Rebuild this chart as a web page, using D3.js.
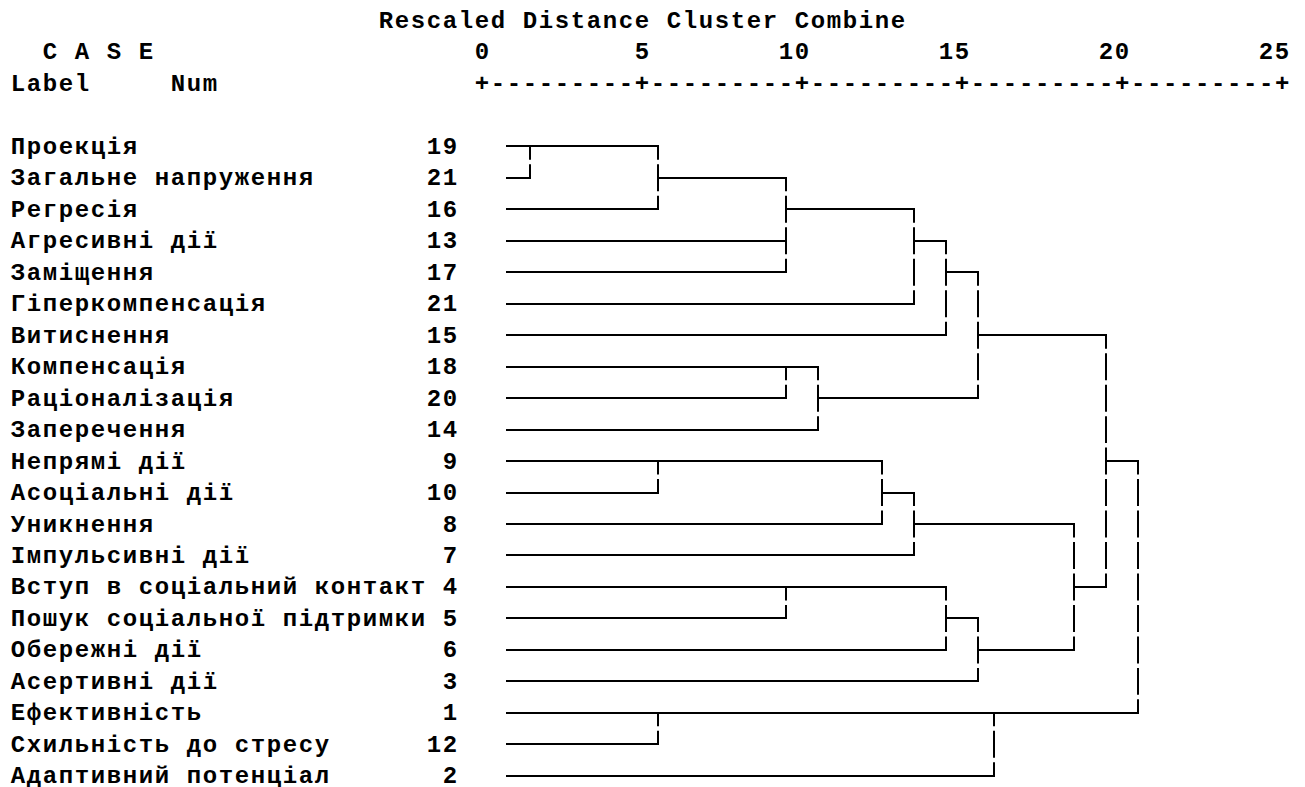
<!DOCTYPE html>
<html>
<head>
<meta charset="utf-8">
<script src="https://cdn.jsdelivr.net/npm/d3@7/dist/d3.min.js"></script>
<style>
  html, body { margin: 0; padding: 0; background: #fff; }
  svg { display: block; }
  text { font-family: "Liberation Mono", "Courier New", monospace; font-weight: bold; font-size: 24px; letter-spacing: 1.6px; fill: #000; }
</style>
</head>
<body>
<svg id="chart" width="1305" height="787"></svg>
<script>
// ---- data ----
const titleText = "Rescaled Distance Cluster Combine";
const caseHeader = "C A S E";
const labelHeader = "Label";
const numHeader = "Num";
const distTicks = [0, 5, 10, 15, 20, 25];

const labels = [
  "Проекція", "Загальне напруження", "Регресія", "Агресивні дії", "Заміщення",
  "Гіперкомпенсація", "Витиснення", "Компенсація", "Раціоналізація", "Заперечення",
  "Непрямі дії", "Асоціальні дії", "Уникнення", "Імпульсивні дії",
  "Вступ в соціальний контакт", "Пошук соціальної підтримки", "Обережні дії",
  "Асертивні дії", "Ефективність", "Схильність до стресу", "Адаптивний потенціал"
];
const caseNums = [19, 21, 16, 13, 17, 21, 15, 18, 20, 14, 9, 10, 8, 7, 4, 5, 6, 3, 1, 12, 2];

// agglomeration: node ids 0..20 are cases, merge k creates node 21+k
const mergeLeft  = [0, 21, 3, 22, 24, 25, 7, 27, 26, 10, 30, 31, 14, 33, 34, 32, 29, 18, 38, 37];
const mergeRight = [1, 2, 4, 23, 5, 6, 8, 9, 28, 11, 12, 13, 15, 16, 17, 35, 36, 19, 20, 39];
const mergeDist  = [1.5, 5.5, 9.5, 9.5, 13.5, 14.5, 9.5, 10.5, 15.5, 5.5, 12.5, 13.5, 9.5, 14.5, 15.5, 18.5, 19.5, 5.5, 16.0, 20.5];
const exitRowOverride = { 18: 18 }; // merge index -> row where its line leaves

// ---- layout ----
const svg = d3.select("#chart");
const colW = 16, left = 10, ls = 0.8;
const colX = c => left + colW * c + ls;
const HEADER_ROWS = 4;
const rowY = d3.scaleLinear().domain([0, 1]).range([20.5, 20.5 + 31.47]);
const leafY = i => rowY(i + HEADER_ROWS);
const base = r => rowY(r) + 7.5;
const x = d3.scaleLinear().domain([0, 25]).range([482, 1282]);
const xCol = v => Math.round((x(v) - 8 - left) / colW);
const leafStart = x(0.75);

// header
const gT = svg.append("g");
gT.append("text").attr("x", colX(23)).attr("y", base(0)).text(titleText);
gT.append("text").attr("x", colX(2)).attr("y", base(1)).text(caseHeader);
gT.append("text").attr("x", colX(0)).attr("y", base(2)).text(labelHeader);
gT.append("text").attr("x", colX(10)).attr("y", base(2)).text(numHeader);

// axis tick labels (right-aligned on the '+' column)
gT.selectAll("text.tick").data(distTicks).join("text")
  .attr("class", "tick")
  .attr("x", t => colX(xCol(t) - String(t).length + 1))
  .attr("y", base(1))
  .text(t => String(t));

// ruler
const ruler = distTicks.map((t, i) => {
  if (i === 0) return "+";
  const gap = xCol(t) - xCol(distTicks[i - 1]) - 1;
  return "-".repeat(gap) + "+";
}).join("");
gT.append("text").attr("x", colX(xCol(distTicks[0]))).attr("y", base(2)).text(ruler);

// case labels and numbers
const numEndCol = 27;
gT.selectAll("text.lab").data(labels).join("text")
  .attr("class", "lab").attr("x", colX(0)).attr("y", (d, i) => base(i + HEADER_ROWS)).text(d => d);
gT.selectAll("text.num").data(caseNums).join("text")
  .attr("class", "num")
  .attr("x", d => colX(numEndCol - String(d).length + 1))
  .attr("y", (d, i) => base(i + HEADER_ROWS)).text(d => String(d));

// ---- dendrogram geometry ----
const nLeaf = labels.length;
const nodeRow = [], nodeDist = [];
for (let i = 0; i < nLeaf; i++) { nodeRow[i] = i; nodeDist[i] = null; }
const hSegs = [], vSegs = [];
mergeLeft.forEach((a, k) => {
  const b = mergeRight[k], d = mergeDist[k], id = nLeaf + k;
  [a, b].forEach(c => {
    const x0 = nodeDist[c] === null ? leafStart : x(nodeDist[c]);
    hSegs.push({ x0: x0, x1: x(d) + 1, y: leafY(nodeRow[c]) });
  });
  const r0 = Math.min(nodeRow[a], nodeRow[b]), r1 = Math.max(nodeRow[a], nodeRow[b]);
  vSegs.push({ x: x(d), r0: r0, r1: r1 });
  nodeRow[id] = exitRowOverride[k] !== undefined ? exitRowOverride[k] : Math.floor((nodeRow[a] + nodeRow[b]) / 2);
  nodeDist[id] = d;
});

const gL = svg.append("g").attr("stroke", "#000").attr("stroke-width", 2).attr("fill", "none");
gL.selectAll("line.h").data(hSegs.filter(s => s.x1 - s.x0 > 1.5)).join("line")
  .attr("class", "h")
  .attr("x1", s => s.x0).attr("x2", s => s.x1)
  .attr("y1", s => Math.round(s.y)).attr("y2", s => Math.round(s.y));

// vertical lines are broken at each text-row boundary (character-cell look)
const gap = 4.5;
const vPieces = [];
vSegs.forEach(v => {
  for (let r = v.r0; r < v.r1; r++) {
    const yTop = r === v.r0 ? Math.round(leafY(r)) - 1 : (leafY(r - 1) + leafY(r)) / 2 + gap / 2;
    const yBot = (leafY(r) + leafY(r + 1)) / 2 - gap / 2;
    vPieces.push({ x: v.x, y0: yTop, y1: yBot });
  }
  const rl = v.r1;
  vPieces.push({ x: v.x, y0: (leafY(rl - 1) + leafY(rl)) / 2 + gap / 2, y1: Math.round(leafY(rl)) + 1 });
});
gL.selectAll("line.v").data(vPieces).join("line")
  .attr("class", "v")
  .attr("x1", p => p.x).attr("x2", p => p.x)
  .attr("y1", p => p.y0).attr("y2", p => p.y1);
</script>
</body>
</html>
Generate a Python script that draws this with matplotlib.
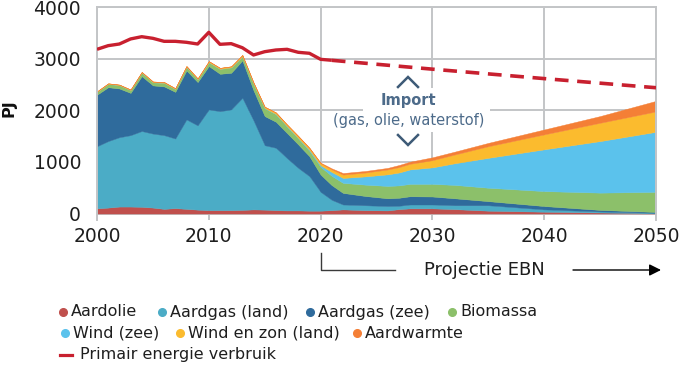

**Short problem**: Copy the listing in full and without alteration, omitting every picture.

**Exercise output**:
Rebuild this chart as a web page, using D3.js.
<!DOCTYPE html>
<html>
<head>
<meta charset="utf-8">
<script src="https://cdn.jsdelivr.net/npm/d3@7/dist/d3.min.js"></script>
<style>
  html, body { margin: 0; padding: 0; background: #fff; }
  svg { display: block; }
  text { font-family: "Liberation Mono", "Courier New", monospace; font-weight: bold; font-size: 24px; letter-spacing: 1.6px; fill: #000; }
</style>
</head>
<body>
<svg id="chart" width="1305" height="787"></svg>
<script>
// ---- data ----
const titleText = "Rescaled Distance Cluster Combine";
const caseHeader = "C A S E";
const labelHeader = "Label";
const numHeader = "Num";
const distTicks = [0, 5, 10, 15, 20, 25];

const labels = [
  "Проекція", "Загальне напруження", "Регресія", "Агресивні дії", "Заміщення",
  "Гіперкомпенсація", "Витиснення", "Компенсація", "Раціоналізація", "Заперечення",
  "Непрямі дії", "Асоціальні дії", "Уникнення", "Імпульсивні дії",
  "Вступ в соціальний контакт", "Пошук соціальної підтримки", "Обережні дії",
  "Асертивні дії", "Ефективність", "Схильність до стресу", "Адаптивний потенціал"
];
const caseNums = [19, 21, 16, 13, 17, 21, 15, 18, 20, 14, 9, 10, 8, 7, 4, 5, 6, 3, 1, 12, 2];

// agglomeration: node ids 0..20 are cases, merge k creates node 21+k
const mergeLeft  = [0, 21, 3, 22, 24, 25, 7, 27, 26, 10, 30, 31, 14, 33, 34, 32, 29, 18, 38, 37];
const mergeRight = [1, 2, 4, 23, 5, 6, 8, 9, 28, 11, 12, 13, 15, 16, 17, 35, 36, 19, 20, 39];
const mergeDist  = [1.5, 5.5, 9.5, 9.5, 13.5, 14.5, 9.5, 10.5, 15.5, 5.5, 12.5, 13.5, 9.5, 14.5, 15.5, 18.5, 19.5, 5.5, 16.0, 20.5];
const exitRowOverride = { 18: 18 }; // merge index -> row where its line leaves

// ---- layout ----
const svg = d3.select("#chart");
const colW = 16, left = 10, ls = 0.8;
const colX = c => left + colW * c + ls;
const HEADER_ROWS = 4;
const rowY = d3.scaleLinear().domain([0, 1]).range([20.5, 20.5 + 31.47]);
const leafY = i => rowY(i + HEADER_ROWS);
const base = r => rowY(r) + 7.5;
const x = d3.scaleLinear().domain([0, 25]).range([482, 1282]);
const xCol = v => Math.round((x(v) - 8 - left) / colW);
const leafStart = x(0.75);

// header
const gT = svg.append("g");
gT.append("text").attr("x", colX(23)).attr("y", base(0)).text(titleText);
gT.append("text").attr("x", colX(2)).attr("y", base(1)).text(caseHeader);
gT.append("text").attr("x", colX(0)).attr("y", base(2)).text(labelHeader);
gT.append("text").attr("x", colX(10)).attr("y", base(2)).text(numHeader);

// axis tick labels (right-aligned on the '+' column)
gT.selectAll("text.tick").data(distTicks).join("text")
  .attr("class", "tick")
  .attr("x", t => colX(xCol(t) - String(t).length + 1))
  .attr("y", base(1))
  .text(t => String(t));

// ruler
const ruler = distTicks.map((t, i) => {
  if (i === 0) return "+";
  const gap = xCol(t) - xCol(distTicks[i - 1]) - 1;
  return "-".repeat(gap) + "+";
}).join("");
gT.append("text").attr("x", colX(xCol(distTicks[0]))).attr("y", base(2)).text(ruler);

// case labels and numbers
const numEndCol = 27;
gT.selectAll("text.lab").data(labels).join("text")
  .attr("class", "lab").attr("x", colX(0)).attr("y", (d, i) => base(i + HEADER_ROWS)).text(d => d);
gT.selectAll("text.num").data(caseNums).join("text")
  .attr("class", "num")
  .attr("x", d => colX(numEndCol - String(d).length + 1))
  .attr("y", (d, i) => base(i + HEADER_ROWS)).text(d => String(d));

// ---- dendrogram geometry ----
const nLeaf = labels.length;
const nodeRow = [], nodeDist = [];
for (let i = 0; i < nLeaf; i++) { nodeRow[i] = i; nodeDist[i] = null; }
const hSegs = [], vSegs = [];
mergeLeft.forEach((a, k) => {
  const b = mergeRight[k], d = mergeDist[k], id = nLeaf + k;
  [a, b].forEach(c => {
    const x0 = nodeDist[c] === null ? leafStart : x(nodeDist[c]);
    hSegs.push({ x0: x0, x1: x(d) + 1, y: leafY(nodeRow[c]) });
  });
  const r0 = Math.min(nodeRow[a], nodeRow[b]), r1 = Math.max(nodeRow[a], nodeRow[b]);
  vSegs.push({ x: x(d), r0: r0, r1: r1 });
  nodeRow[id] = exitRowOverride[k] !== undefined ? exitRowOverride[k] : Math.floor((nodeRow[a] + nodeRow[b]) / 2);
  nodeDist[id] = d;
});

const gL = svg.append("g").attr("stroke", "#000").attr("stroke-width", 2).attr("fill", "none");
gL.selectAll("line.h").data(hSegs.filter(s => s.x1 - s.x0 > 1.5)).join("line")
  .attr("class", "h")
  .attr("x1", s => s.x0).attr("x2", s => s.x1)
  .attr("y1", s => Math.round(s.y)).attr("y2", s => Math.round(s.y));

// vertical lines are broken at each text-row boundary (character-cell look)
const gap = 4.5;
const vPieces = [];
vSegs.forEach(v => {
  for (let r = v.r0; r < v.r1; r++) {
    const yTop = r === v.r0 ? Math.round(leafY(r)) - 1 : (leafY(r - 1) + leafY(r)) / 2 + gap / 2;
    const yBot = (leafY(r) + leafY(r + 1)) / 2 - gap / 2;
    vPieces.push({ x: v.x, y0: yTop, y1: yBot });
  }
  const rl = v.r1;
  vPieces.push({ x: v.x, y0: (leafY(rl - 1) + leafY(rl)) / 2 + gap / 2, y1: Math.round(leafY(rl)) + 1 });
});
gL.selectAll("line.v").data(vPieces).join("line")
  .attr("class", "v")
  .attr("x1", p => p.x).attr("x2", p => p.x)
  .attr("y1", p => p.y0).attr("y2", p => p.y1);
</script>
</body>
</html>
Generate a Python script that draws this with matplotlib.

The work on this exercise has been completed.